A Spacing post shares this sentiment too:

These huge successes aside, I’d still prefer riding my bike in Toronto any day. Green painted lanes buffered from traffic with their own signal lights are nice and all, but they're still relatively lonely places — ignoring the jaywalkers — that lack crucial connections through particularly hairy parts of the city like midtown Manhattan. Riding in mixed traffic is great if you're looking for the occasional thrill of cars and cabs giving you absolutely no room or respect, but not if you're looking for a safe and stress-free commute home. Sidewalk parking is virtually non-existent, bikes are prohibited on buses and a huge challenge to take on the subway, and a kryptonite lock means nothing if you decide to leave your bike outside at night.

That is to say, Toronto isn’t alone in its struggle to become more multi-modal. Too often, bike success stories from abroad only make it to our fair city once the battle has already been won. Left out of the picture are the all too similar struggles it took each city to get there.
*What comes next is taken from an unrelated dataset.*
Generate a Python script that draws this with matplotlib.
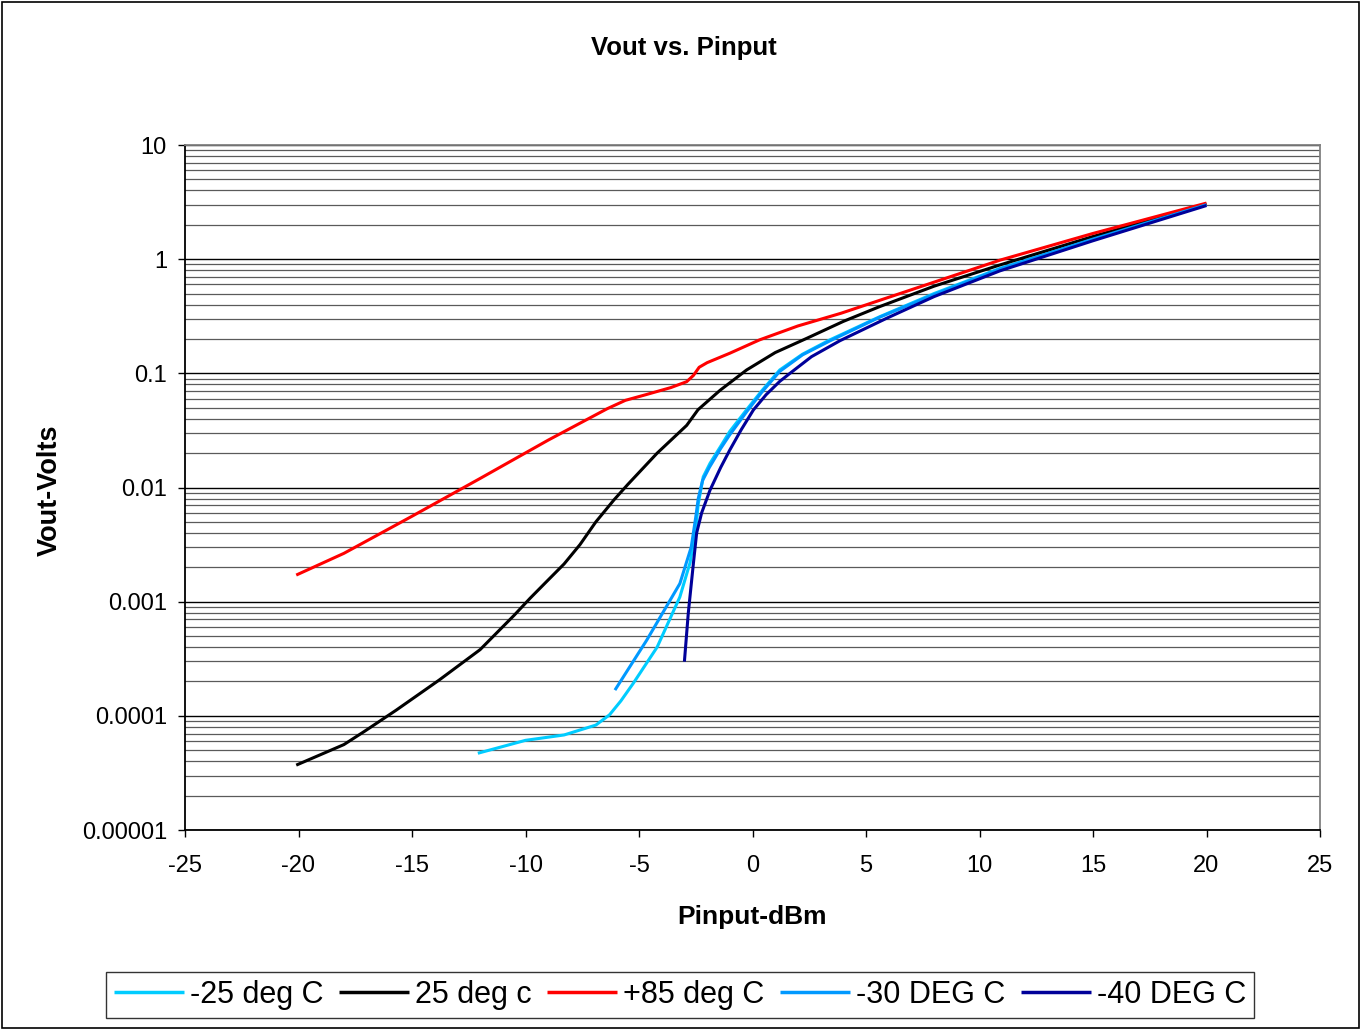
import matplotlib
matplotlib.use("Agg")
import matplotlib.pyplot as plt
from matplotlib.patches import Rectangle

plt.rcParams['font.family'] = ['Liberation Sans', 'DejaVu Sans']

# ---- data ----
x_m25 = [-12.1, -10, -8.3, -6.9, -6.3, -5.8, -5.25, -4.2, -3.2, -2.75, -2.5, -2.39, -2.17, -1.87, -1.4, -1.0, -0.26, 0.4, 1.2, 2.2, 3.4, 5.6, 8.0, 10.9, 15, 20]
v_m25 = [4.7e-5, 6.1e-5, 6.8e-5, 8.3e-5, 1.02e-4, 1.35e-4, 1.93e-4, 4.0e-4, 1.1e-3, 2.2e-3, 4.3e-3, 7.2e-3, 1.24e-2, 1.63e-2, 2.3e-2, 3.1e-2, 4.8e-2, 7.0e-2, 0.107, 0.147, 0.196, 0.313, 0.5, 0.83, 1.5, 3.0]

x_25 = [-20.1, -18, -17.1, -15.7, -13.8, -12, -10.5, -9.8, -9.1, -8.3, -7.6, -6.9, -6.1, -5.5, -4.2, -2.9, -2.4, -1.43, -0.26, 1.0, 2.4, 4.0, 5.6, 8.0, 10.9, 15, 20]
v_25 = [3.7e-5, 5.6e-5, 7.3e-5, 1.12e-4, 2.06e-4, 3.8e-4, 7.6e-4, 1.07e-3, 1.48e-3, 2.14e-3, 3.16e-3, 5.0e-3, 7.8e-3, 1.06e-2, 2.0e-2, 3.5e-2, 4.8e-2, 7.1e-2, 0.107, 0.152, 0.203, 0.285, 0.384, 0.58, 0.89, 1.58, 3.05]

x_85 = [-20.1, -18, -15, -12, -9, -6.4, -5.6, -4.7, -3.6, -2.9, -2.6, -2.35, -2.0, -1.0, 0.3, 2.0, 3.9, 7.4, 10.9, 15, 20]
v_85 = [1.71e-3, 2.65e-3, 5.6e-3, 1.2e-2, 2.6e-2, 4.9e-2, 5.8e-2, 6.5e-2, 7.5e-2, 8.45e-2, 9.6e-2, 0.113, 0.124, 0.15, 0.196, 0.26, 0.336, 0.574, 0.98, 1.68, 3.1]

x_m30 = [-6.06, -4.66, -3.2, -2.7, -2.5, -2.39, -2.2, -1.9, -1.4, -1.0, -0.26, 0.4, 1.2, 2.2, 3.4, 5.6, 8.0, 10.9, 15, 20]
v_m30 = [1.68e-4, 4.6e-4, 1.44e-3, 3.0e-3, 5.5e-3, 8.0e-3, 1.15e-2, 1.5e-2, 2.2e-2, 2.9e-2, 4.6e-2, 6.8e-2, 0.104, 0.145, 0.192, 0.31, 0.49, 0.82, 1.5, 3.0]

x_m40 = [-3.0, -2.83, -2.6, -2.46, -2.24, -1.87, -1.4, -1.0, -0.5, 0.04, 0.6, 1.2, 1.65, 2.6, 3.85, 5.9, 8.0, 10.9, 15, 20]
v_m40 = [2.98e-4, 7.9e-4, 2.2e-3, 4.0e-3, 6.0e-3, 9.5e-3, 1.5e-2, 2.13e-2, 3.2e-2, 4.78e-2, 6.5e-2, 0.085, 0.1, 0.14, 0.193, 0.303, 0.47, 0.79, 1.45, 2.95]

series_labels = ['-25 deg C', '25 deg c', '+85 deg C', '-30 DEG C', '-40 DEG C']
series_colors = ['#00CCFF', '#000000', '#FF0000', '#0099FF', '#000099']

x_ticks = [-25, -20, -15, -10, -5, 0, 5, 10, 15, 20, 25]
y_ticks = [1e-5, 1e-4, 1e-3, 1e-2, 1e-1, 1, 10]
y_ticklabels = ['0.00001', '0.0001', '0.001', '0.01', '0.1', '1', '10']

# ---- figure ----
W, H = 1361, 1030
fig = plt.figure(figsize=(W / 100, H / 100), dpi=100)
ax = fig.add_axes([185 / W, (H - 830) / H, (1320 - 185) / W, (830 - 145) / H])

xs = [x_m25, x_25, x_85, x_m30, x_m40]
vs = [v_m25, v_25, v_85, v_m30, v_m40]
for x, v, lab, c in zip(xs, vs, series_labels, series_colors):
    ax.plot(x, v, color=c, lw=2.2, label=lab, solid_capstyle='butt',
            solid_joinstyle='round', zorder=3)

ax.set_yscale('log')
ax.set_xlim(-25, 25)
ax.set_ylim(1e-5, 10)
ax.set_xticks(x_ticks)
ax.set_xticklabels([str(t) for t in x_ticks])
ax.set_yticks(y_ticks)
ax.set_yticklabels(y_ticklabels)
ax.yaxis.set_minor_locator(matplotlib.ticker.LogLocator(base=10, subs=range(2, 10), numticks=20))
ax.yaxis.set_minor_formatter(matplotlib.ticker.NullFormatter())

ax.grid(True, axis='y', which='major', color='black', lw=1.0, zorder=1)
ax.grid(True, axis='y', which='minor', color='#5a5a5a', lw=0.9, zorder=1)
ax.grid(False, axis='x')

ax.tick_params(axis='both', which='major', direction='out', length=5, width=1, labelsize=17, colors='black')
ax.tick_params(axis='y', which='major', pad=8)
ax.tick_params(axis='x', which='major', pad=13)
ax.tick_params(axis='y', which='minor', length=0)

for s in ['left', 'bottom']:
    ax.spines[s].set_color('black')
    ax.spines[s].set_linewidth(1.3)
for s in ['top', 'right']:
    ax.spines[s].set_color('#808080')
    ax.spines[s].set_linewidth(1.3)

fig.text(684 / W, 1 - 48 / H, 'Vout vs. Pinput', ha='center', va='center', fontsize=18.5, fontweight='bold')
fig.text(752 / W, 1 - 917 / H, 'Pinput-dBm', ha='center', va='center', fontsize=19, fontweight='bold')
fig.text(50 / W, 1 - 490 / H, 'Vout-Volts', ha='center', va='center', rotation=90, fontsize=19.5, fontweight='bold')

leg = fig.legend(loc='center', bbox_to_anchor=(680 / W, 1 - 995 / H), ncol=5, fontsize=22,
                 frameon=True, fancybox=False, edgecolor='black', handlelength=2.3,
                 handletextpad=0.2, columnspacing=0.5, borderpad=0.25)
leg.get_frame().set_linewidth(1.0)
for l in leg.get_lines():
    l.set_linewidth(2.5)

fig.patches.append(Rectangle((0.0015, 0.0015), 0.997, 0.997, transform=fig.transFigure,
                             fill=False, edgecolor='black', lw=1.2))

fig.savefig('out.png', dpi=100)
Sure New York City has come a long way, but that’s partly because of how far it has to go. But if they continue to expand its bike infrastructure at this pace, I have every confidence New York City will surpass Toronto in terms of bikeability.

But until then, I’d rather ride on College Street.

Joe said…
Alex, Thanks...I love your city, hopefully you feel fortunate to live there.

James, Thanks as always for your comments (and writing your excellent blog). Yes, cycling in NYC can be a harrowing experience...even thought there are plenty of lanes and markings. And while Buffalo doesn't have the extensive bike lanes and other bike-friendly infrastructure as NYC and TO we are getting better at it...but nonetheless it is very trying at times.